» **PROVIDED DATA**:
┌──

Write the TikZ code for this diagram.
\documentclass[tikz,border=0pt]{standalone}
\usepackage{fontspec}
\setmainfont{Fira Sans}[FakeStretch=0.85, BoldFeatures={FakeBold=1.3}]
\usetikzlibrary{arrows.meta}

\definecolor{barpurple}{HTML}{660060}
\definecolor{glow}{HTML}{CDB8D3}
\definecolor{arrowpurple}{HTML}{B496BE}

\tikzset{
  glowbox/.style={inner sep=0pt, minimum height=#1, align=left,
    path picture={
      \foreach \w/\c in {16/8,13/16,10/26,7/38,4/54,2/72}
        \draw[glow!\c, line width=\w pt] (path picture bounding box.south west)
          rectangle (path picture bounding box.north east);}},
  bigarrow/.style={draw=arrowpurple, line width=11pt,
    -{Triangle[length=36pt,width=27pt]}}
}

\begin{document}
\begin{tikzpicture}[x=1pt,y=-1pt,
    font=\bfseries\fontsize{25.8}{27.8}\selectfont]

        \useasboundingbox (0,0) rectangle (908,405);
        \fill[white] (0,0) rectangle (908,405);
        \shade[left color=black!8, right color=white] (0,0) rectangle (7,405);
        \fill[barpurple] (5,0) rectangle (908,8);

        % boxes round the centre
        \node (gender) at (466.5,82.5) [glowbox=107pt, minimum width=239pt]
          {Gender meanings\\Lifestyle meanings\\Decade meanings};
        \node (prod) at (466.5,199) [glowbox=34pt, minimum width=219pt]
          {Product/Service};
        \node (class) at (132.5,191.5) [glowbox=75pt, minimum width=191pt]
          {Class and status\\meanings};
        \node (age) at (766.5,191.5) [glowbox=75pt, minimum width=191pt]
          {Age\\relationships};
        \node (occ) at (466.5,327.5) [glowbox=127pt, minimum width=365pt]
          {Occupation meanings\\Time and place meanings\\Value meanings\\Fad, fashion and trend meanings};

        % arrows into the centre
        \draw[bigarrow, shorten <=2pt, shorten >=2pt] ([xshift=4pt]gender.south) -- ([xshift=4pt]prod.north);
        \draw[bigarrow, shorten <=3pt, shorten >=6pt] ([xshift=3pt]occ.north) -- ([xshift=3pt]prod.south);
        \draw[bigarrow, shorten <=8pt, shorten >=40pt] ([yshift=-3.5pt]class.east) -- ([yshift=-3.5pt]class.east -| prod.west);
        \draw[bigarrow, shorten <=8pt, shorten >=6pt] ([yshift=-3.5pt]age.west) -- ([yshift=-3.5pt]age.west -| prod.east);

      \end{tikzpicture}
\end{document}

└──
┌──

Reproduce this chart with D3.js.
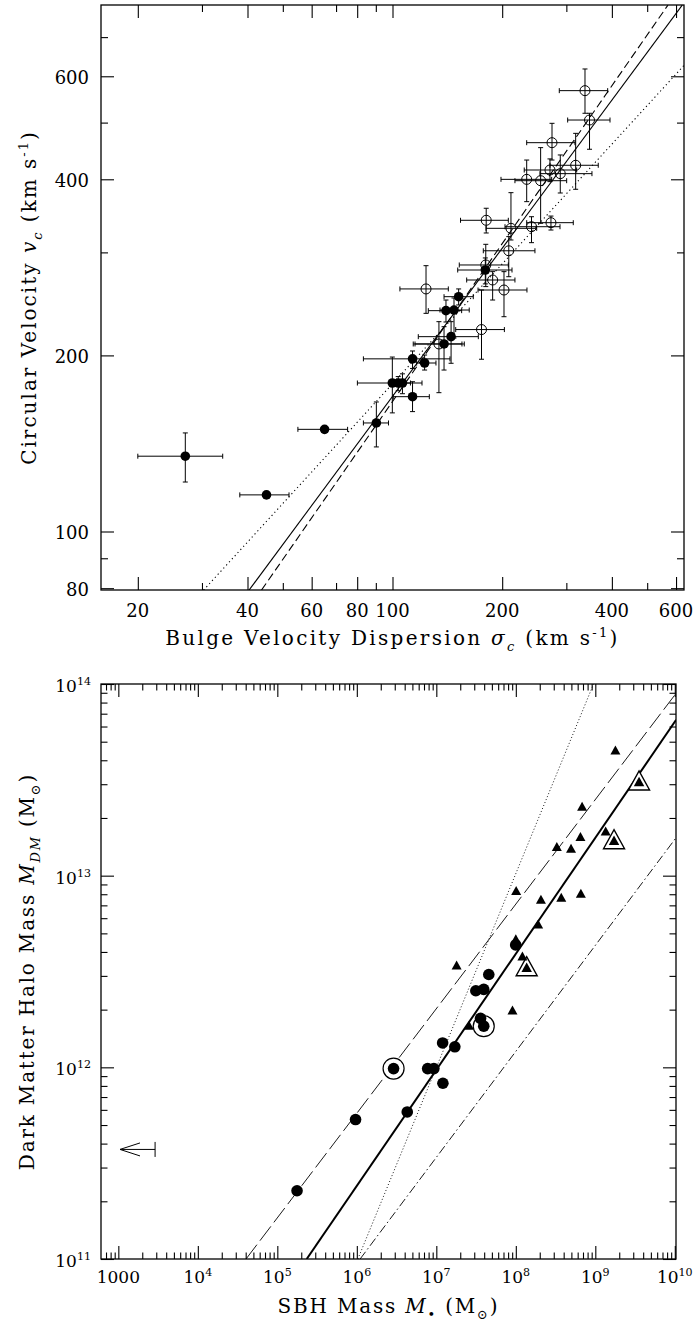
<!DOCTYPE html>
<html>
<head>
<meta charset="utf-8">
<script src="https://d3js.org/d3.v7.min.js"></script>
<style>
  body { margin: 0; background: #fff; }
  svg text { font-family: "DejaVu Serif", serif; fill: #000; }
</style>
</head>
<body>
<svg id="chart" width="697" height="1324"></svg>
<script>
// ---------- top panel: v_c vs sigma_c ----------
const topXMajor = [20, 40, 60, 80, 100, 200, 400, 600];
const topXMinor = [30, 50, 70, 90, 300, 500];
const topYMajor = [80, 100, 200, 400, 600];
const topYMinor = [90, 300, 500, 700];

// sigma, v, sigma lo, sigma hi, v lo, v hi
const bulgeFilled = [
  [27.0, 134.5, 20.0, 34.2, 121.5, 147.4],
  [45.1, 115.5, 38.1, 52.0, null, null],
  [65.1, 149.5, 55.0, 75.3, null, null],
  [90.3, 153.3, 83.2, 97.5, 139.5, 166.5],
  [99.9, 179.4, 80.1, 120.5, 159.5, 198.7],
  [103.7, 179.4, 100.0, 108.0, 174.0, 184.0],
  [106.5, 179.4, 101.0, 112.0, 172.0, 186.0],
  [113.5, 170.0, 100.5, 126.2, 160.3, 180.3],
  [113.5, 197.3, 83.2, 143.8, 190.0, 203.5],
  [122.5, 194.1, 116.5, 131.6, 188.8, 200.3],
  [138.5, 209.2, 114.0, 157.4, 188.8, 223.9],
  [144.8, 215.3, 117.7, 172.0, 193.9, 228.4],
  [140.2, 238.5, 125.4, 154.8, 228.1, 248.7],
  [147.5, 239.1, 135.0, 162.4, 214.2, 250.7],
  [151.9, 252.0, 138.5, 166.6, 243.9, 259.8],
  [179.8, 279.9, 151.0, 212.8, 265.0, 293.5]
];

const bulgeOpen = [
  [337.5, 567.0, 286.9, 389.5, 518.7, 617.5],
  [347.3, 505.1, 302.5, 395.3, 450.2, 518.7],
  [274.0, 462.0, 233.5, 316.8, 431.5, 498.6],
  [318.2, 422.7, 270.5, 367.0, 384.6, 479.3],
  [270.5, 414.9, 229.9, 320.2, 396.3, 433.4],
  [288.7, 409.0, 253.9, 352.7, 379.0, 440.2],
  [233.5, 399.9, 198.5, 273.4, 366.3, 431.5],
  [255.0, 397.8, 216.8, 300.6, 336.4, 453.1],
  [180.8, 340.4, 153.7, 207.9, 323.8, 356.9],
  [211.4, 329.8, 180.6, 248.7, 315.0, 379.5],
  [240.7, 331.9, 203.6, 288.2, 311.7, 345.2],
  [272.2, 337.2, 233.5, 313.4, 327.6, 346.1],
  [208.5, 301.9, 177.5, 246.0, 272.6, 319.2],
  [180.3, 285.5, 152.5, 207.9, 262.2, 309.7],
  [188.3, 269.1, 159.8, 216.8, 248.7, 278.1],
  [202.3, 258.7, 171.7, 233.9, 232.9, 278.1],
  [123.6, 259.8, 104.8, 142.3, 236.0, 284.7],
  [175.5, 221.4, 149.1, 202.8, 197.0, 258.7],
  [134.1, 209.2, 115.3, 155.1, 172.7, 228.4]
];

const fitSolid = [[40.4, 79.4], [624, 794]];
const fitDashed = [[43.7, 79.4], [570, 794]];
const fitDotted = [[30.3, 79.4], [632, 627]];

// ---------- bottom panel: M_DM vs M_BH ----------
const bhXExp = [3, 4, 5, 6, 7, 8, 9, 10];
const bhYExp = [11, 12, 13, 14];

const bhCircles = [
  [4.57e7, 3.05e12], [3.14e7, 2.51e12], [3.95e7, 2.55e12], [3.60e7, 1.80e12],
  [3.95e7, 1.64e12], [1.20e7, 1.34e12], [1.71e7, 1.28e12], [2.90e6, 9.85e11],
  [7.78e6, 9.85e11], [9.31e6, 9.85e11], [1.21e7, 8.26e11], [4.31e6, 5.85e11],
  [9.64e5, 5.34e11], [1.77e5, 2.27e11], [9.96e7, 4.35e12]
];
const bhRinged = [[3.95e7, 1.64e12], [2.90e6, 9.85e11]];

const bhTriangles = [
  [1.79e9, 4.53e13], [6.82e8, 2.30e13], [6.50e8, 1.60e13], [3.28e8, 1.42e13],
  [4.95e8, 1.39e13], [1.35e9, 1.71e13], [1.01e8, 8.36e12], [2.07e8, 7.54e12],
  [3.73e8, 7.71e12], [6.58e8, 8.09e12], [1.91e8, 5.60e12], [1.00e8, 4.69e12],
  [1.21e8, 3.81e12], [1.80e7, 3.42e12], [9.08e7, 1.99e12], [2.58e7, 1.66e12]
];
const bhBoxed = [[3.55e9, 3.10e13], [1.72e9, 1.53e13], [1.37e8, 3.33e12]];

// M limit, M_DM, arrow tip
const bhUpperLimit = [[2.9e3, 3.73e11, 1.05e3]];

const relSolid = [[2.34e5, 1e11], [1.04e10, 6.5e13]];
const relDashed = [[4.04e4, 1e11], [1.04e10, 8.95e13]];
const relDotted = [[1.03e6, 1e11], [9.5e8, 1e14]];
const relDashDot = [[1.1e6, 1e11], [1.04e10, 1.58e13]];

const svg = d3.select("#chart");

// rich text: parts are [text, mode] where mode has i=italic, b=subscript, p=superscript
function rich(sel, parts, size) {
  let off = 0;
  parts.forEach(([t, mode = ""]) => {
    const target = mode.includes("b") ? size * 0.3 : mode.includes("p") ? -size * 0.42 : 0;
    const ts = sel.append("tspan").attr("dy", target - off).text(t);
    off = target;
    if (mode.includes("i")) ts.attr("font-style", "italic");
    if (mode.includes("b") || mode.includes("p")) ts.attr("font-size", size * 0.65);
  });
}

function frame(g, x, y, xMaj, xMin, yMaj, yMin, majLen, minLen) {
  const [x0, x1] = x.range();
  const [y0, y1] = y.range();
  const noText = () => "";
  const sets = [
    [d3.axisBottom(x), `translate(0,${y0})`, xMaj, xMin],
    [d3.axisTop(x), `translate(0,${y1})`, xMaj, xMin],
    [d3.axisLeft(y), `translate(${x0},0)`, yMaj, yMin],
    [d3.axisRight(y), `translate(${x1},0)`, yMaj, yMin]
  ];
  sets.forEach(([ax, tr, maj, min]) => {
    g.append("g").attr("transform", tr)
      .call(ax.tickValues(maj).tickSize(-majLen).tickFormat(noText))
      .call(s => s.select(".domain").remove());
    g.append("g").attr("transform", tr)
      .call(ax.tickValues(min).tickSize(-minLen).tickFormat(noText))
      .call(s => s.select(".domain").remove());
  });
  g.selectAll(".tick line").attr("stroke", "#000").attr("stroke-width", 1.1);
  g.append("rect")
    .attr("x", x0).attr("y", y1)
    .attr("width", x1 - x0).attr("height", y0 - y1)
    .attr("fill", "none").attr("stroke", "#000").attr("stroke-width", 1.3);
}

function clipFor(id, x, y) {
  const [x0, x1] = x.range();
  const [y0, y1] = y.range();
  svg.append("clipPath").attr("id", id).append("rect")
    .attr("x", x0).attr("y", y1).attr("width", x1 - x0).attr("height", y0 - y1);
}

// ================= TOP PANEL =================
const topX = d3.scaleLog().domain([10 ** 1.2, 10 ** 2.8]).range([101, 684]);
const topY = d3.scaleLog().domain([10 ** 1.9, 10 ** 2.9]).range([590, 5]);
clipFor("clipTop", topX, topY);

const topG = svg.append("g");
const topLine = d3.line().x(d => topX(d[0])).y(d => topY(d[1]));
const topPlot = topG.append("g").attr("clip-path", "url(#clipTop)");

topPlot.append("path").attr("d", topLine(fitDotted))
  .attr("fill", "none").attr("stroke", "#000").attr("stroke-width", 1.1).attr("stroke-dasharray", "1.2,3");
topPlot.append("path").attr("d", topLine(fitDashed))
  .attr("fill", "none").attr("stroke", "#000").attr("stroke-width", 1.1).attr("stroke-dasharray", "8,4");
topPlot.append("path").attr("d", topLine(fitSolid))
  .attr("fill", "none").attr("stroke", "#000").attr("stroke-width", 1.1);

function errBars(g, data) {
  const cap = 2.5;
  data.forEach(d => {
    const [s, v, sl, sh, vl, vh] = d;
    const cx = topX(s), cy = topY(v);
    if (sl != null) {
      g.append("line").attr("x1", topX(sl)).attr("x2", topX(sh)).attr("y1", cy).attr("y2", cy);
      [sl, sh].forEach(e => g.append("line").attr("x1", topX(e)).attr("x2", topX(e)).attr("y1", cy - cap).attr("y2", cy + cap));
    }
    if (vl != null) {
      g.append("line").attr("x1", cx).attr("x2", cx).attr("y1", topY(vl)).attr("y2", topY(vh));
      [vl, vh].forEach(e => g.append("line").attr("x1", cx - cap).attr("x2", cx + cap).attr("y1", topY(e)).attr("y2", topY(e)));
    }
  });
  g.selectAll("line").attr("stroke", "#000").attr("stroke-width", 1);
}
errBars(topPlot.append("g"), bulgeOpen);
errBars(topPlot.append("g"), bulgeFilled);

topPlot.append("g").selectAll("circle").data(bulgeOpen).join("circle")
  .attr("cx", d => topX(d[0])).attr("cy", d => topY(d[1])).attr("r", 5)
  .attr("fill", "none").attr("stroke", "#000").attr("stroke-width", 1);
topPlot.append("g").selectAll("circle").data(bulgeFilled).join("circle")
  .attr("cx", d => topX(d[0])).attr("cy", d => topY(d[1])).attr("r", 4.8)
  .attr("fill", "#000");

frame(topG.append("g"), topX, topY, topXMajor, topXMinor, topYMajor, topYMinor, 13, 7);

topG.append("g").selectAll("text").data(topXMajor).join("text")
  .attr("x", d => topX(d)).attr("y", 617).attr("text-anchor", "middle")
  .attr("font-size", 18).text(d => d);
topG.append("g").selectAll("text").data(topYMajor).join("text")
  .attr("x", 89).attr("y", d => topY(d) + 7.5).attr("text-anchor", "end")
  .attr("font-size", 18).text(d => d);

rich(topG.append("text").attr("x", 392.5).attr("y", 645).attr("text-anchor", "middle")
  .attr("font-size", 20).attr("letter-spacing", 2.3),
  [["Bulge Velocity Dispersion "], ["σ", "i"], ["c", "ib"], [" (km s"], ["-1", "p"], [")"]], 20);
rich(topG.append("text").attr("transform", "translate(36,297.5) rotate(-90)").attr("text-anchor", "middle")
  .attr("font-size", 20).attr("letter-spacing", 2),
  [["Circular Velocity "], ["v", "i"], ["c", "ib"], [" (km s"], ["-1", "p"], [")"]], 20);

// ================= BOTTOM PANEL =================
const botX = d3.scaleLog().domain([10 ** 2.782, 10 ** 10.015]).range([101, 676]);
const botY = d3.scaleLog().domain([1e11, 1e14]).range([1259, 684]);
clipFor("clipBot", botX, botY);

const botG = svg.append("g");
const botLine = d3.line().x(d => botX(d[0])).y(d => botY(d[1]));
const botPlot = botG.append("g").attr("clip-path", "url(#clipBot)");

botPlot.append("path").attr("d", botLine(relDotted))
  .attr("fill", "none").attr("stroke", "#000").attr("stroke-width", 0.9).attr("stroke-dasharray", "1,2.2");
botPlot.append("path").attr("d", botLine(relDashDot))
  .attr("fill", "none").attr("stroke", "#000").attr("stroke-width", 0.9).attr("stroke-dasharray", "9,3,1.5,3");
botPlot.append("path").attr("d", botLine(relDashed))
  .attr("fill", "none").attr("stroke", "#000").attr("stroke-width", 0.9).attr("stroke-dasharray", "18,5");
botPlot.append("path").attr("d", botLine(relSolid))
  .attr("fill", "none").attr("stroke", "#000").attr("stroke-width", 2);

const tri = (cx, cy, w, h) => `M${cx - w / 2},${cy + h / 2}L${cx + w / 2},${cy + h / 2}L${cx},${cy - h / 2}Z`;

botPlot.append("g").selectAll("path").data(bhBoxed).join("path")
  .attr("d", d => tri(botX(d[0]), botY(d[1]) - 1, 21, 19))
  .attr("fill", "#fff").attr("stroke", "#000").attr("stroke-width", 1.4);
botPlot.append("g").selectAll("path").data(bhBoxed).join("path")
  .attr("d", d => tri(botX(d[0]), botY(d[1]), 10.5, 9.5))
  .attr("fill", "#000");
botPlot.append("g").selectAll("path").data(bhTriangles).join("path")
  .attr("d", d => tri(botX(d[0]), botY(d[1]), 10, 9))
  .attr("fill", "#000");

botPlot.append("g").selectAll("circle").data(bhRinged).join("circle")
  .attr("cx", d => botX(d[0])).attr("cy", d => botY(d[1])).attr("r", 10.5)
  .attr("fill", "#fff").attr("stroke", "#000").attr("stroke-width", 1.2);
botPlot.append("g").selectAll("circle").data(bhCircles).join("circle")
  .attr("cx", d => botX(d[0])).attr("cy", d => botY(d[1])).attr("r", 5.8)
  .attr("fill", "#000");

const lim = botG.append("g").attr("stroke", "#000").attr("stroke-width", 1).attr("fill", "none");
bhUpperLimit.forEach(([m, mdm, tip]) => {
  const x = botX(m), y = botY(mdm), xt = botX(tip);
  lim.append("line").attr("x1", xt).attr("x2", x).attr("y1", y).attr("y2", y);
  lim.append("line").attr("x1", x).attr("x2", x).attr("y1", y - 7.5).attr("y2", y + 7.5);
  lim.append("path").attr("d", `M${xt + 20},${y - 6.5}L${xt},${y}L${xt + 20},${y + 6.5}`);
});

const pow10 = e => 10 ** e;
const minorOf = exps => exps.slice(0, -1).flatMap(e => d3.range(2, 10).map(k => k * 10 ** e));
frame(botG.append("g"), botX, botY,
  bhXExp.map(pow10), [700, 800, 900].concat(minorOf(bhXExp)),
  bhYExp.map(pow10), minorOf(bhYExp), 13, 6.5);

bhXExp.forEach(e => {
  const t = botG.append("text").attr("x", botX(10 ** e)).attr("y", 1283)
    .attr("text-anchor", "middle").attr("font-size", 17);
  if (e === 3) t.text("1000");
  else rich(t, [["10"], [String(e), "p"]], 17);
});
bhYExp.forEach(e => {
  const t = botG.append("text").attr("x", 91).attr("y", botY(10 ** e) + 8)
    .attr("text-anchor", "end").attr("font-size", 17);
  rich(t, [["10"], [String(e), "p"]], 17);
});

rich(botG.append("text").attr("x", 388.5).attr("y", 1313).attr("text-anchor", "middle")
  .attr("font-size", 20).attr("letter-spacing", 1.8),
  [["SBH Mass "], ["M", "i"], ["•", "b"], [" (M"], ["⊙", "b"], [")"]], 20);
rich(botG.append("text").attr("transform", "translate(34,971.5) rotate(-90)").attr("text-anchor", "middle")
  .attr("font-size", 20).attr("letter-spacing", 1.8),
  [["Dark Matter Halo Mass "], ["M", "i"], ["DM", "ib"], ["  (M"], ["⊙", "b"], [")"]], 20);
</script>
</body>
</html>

└──

» **INSTRUCTION**: Copy exactly the lines from the line with "Write the TikZ code for this diagram." up to and including the line with "(5,0) rectangle (908,8);", and no other lines.

» **OUTPUT BELOW**:
Write the TikZ code for this diagram.
\documentclass[tikz,border=0pt]{standalone}
\usepackage{fontspec}
\setmainfont{Fira Sans}[FakeStretch=0.85, BoldFeatures={FakeBold=1.3}]
\usetikzlibrary{arrows.meta}

\definecolor{barpurple}{HTML}{660060}
\definecolor{glow}{HTML}{CDB8D3}
\definecolor{arrowpurple}{HTML}{B496BE}

\tikzset{
  glowbox/.style={inner sep=0pt, minimum height=#1, align=left,
    path picture={
      \foreach \w/\c in {16/8,13/16,10/26,7/38,4/54,2/72}
        \draw[glow!\c, line width=\w pt] (path picture bounding box.south west)
          rectangle (path picture bounding box.north east);}},
  bigarrow/.style={draw=arrowpurple, line width=11pt,
    -{Triangle[length=36pt,width=27pt]}}
}

\begin{document}
\begin{tikzpicture}[x=1pt,y=-1pt,
    font=\bfseries\fontsize{25.8}{27.8}\selectfont]

        \useasboundingbox (0,0) rectangle (908,405);
        \fill[white] (0,0) rectangle (908,405);
        \shade[left color=black!8, right color=white] (0,0) rectangle (7,405);
        \fill[barpurple] (5,0) rectangle (908,8);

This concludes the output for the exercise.